= Manohar Lal (politician) =

Indian politician

Manohar Lal (born 3 June 1938) is an Indian politician and a former Minister of Labour, Justice and Transport in the Government of Uttar Pradesh. He was also elected to the 6th Lok Sabha (1977–80) from Kanpur parliamentary constituency, the Lower House of Indian Parliament.

Born to Chunni Lal at Wajidpur village, near Jajmau, Kanpur district, he was educated at J.P.R.N. Inter College, Jajmau, Kanpur, later received B. A. degree from Christ Church College, Kanpur and L.L.B. from Dayanand College of Law, Kanpur, both then affiliated with Agra University.

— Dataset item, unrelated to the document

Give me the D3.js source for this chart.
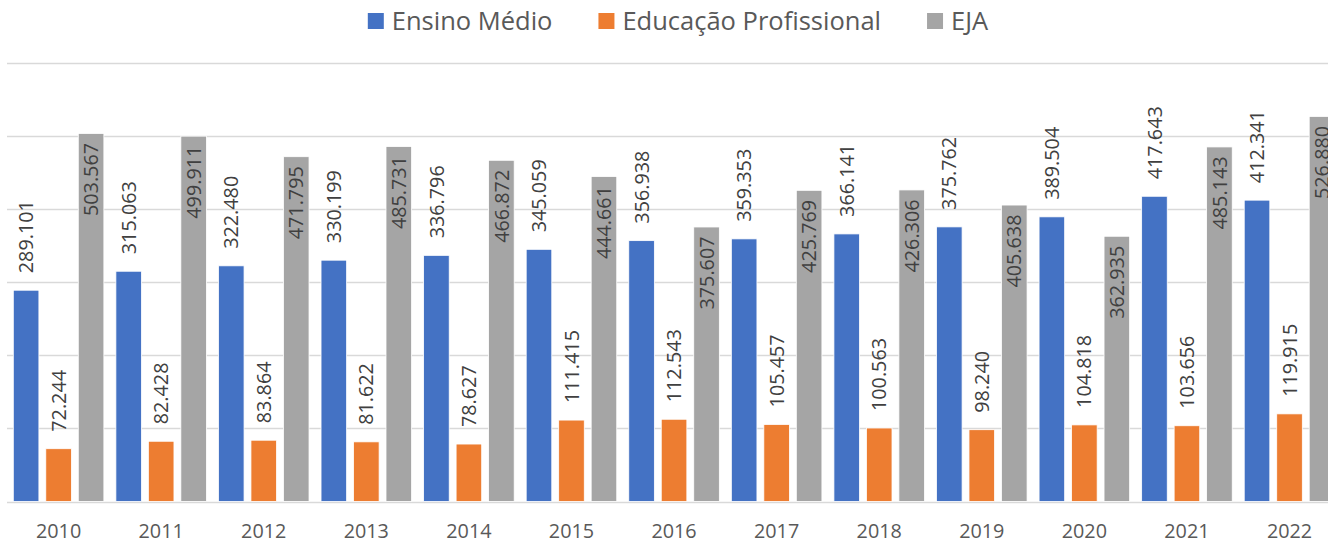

He was a member of Kanpur Municipal Corporation (Kanpur Nagar Mahapalika), 1959–72; Secretary and Chairman of various educational, social and cultural institutions. In 1969 state elections, he was elected member of Uttar Pradesh Legislative Assembly, 1969—74 from Kanpur Cantonment state assembly constituency, as a Bharatiya Kranti Dal candidate. He polled 25376 votes and beat his nearest rival Devi Sahai Bajpai of Congress (INC) by 10379 votes, and later remained Minister of Labour, Justice and Transport in the Uttar Pradesh Government, 1970–71. He was elected to 6th Lok Sabha in the 1977 Indian general election from Kanpur Lok Sabha constituency as Bharatiya Lok Dal candidate. He received 269629 votes, and his nearest rival was Naresh Chandra Chaturvedi of Congress (INC) with 95340 votes.

He married Ganga Shri Devi, in 1950 and the couple has two sons and one daughter.